Aynı şekilde Facebook"da da uzun yazılar yerine, çarpıcı sloganvari
cümleler, klişeleşmiş görseller ve paylaşımlar daha çok ilgi görür. Blog
siteleri ise sadece ilgi alanlarına girenler tarafından ziyaret edilir. Blog yazıları okumak bir çok kişi için tam anlamıyla bir işkencedir.
Artık insanların çoğu, çok az sürede çok
fazla ve farklı şeyler görmek, okumak ve o değişik ortamların içinde olmak istiyor.
Daldan dala, daldan dala.
Bazen bir toplu taşım aracında, bazen
ders arası veya işte çalışırken verilen bir mola süresinde, hatta yolda yürürken anlık paylaşımlara göz gezdirmek, değişik şeylerle ilgilenmek insanlara okumaktan daha cazip geliyor.
Bu sürede tek ve
uzun bir yazı okumak yerine, o ne yapmış, bu ne paylaşmış, kim kime ne demiş,
şu nereye gitmiş tarzı kısa, anlık ve hemen tüketilebilecek ayaküstü
paylaşımları tercih ediyorlar.
Uzun bir yazı içine dalıp dikkatlice
okumak, bu tür insanlar için gerçekten çok zor. Çünkü bu tip yazılar okumak
konsantrasyon işi. Günümüz hızlı dünyasında bu da çok fazla mümkün değil.
İnsanlar ellerinde telefon her anı değerlendirmek istiyor. Anlık kısa sürelerde
uzun yazı okuma işi zor oluyor tabii.
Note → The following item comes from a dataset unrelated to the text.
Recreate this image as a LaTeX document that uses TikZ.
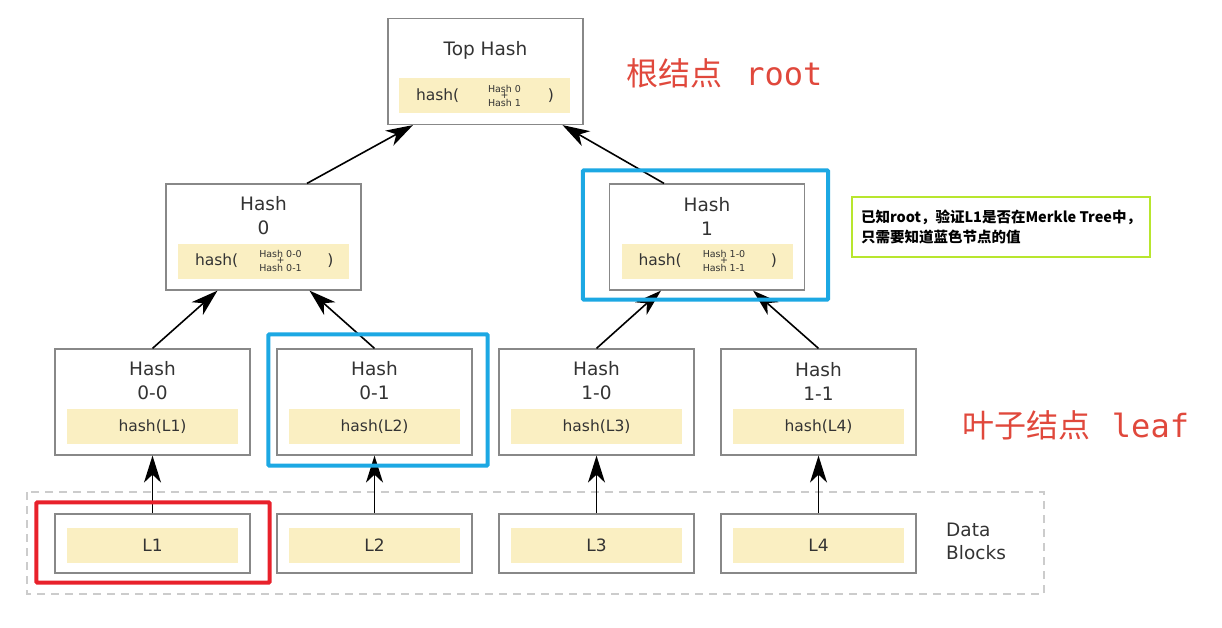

Bu tür yazılara öyle ya da böyle
tıklayanların bir bölümü, ya yazıyı hiç okumuyor, ya da bir baştan bir sondan
-Alaşehir işi misali-bir göz gezdirip çıkıyor.
Haklılar mı? Bu konuda kimseyi eleştirmek
veya suçlamak olmaz. Herkesin tercihine saygı duymak gerekir. Sonuçta bu bir
arz-talep meselesidir. İsteyen istediğini alır, okur, beğenir ya da beğenmez.
Sosyal medyada herkese hitap eden, her
çeşit ürün var. İsteyen kaliteli ve nitelikli ürün tercih eder, isteyen çakma
Çin malı tarzı ucuz ve sıradan ürünleri. Sakın yanlış anlaşılmasın burada uzun
yazılar kalitelidir, kısa yazılar kalitesizdir demiyorum. Sonuçta herkes kendi
ihtiyacı olana ve kendi doğrusuna ulaşır.
Neyse... Her ne kadar kısa yazmak istesem
de yazı uzadıkça uzadı, burada bırakayım en iyisi.
İlhan İLMENÖZ
1 yorum:
Kısa yazı okumak değil insanların derdi. Bana kalırsa bir şey öğrenmemek için bir direnme. Spot cümleler dışında yazı okumayan garip bir kitle türedi. Bence bu tercih meselesi denilip geçilecek kadar basit bir şey değil. Ancak bunu çözecek olan ben değilim, o da bir gerçek.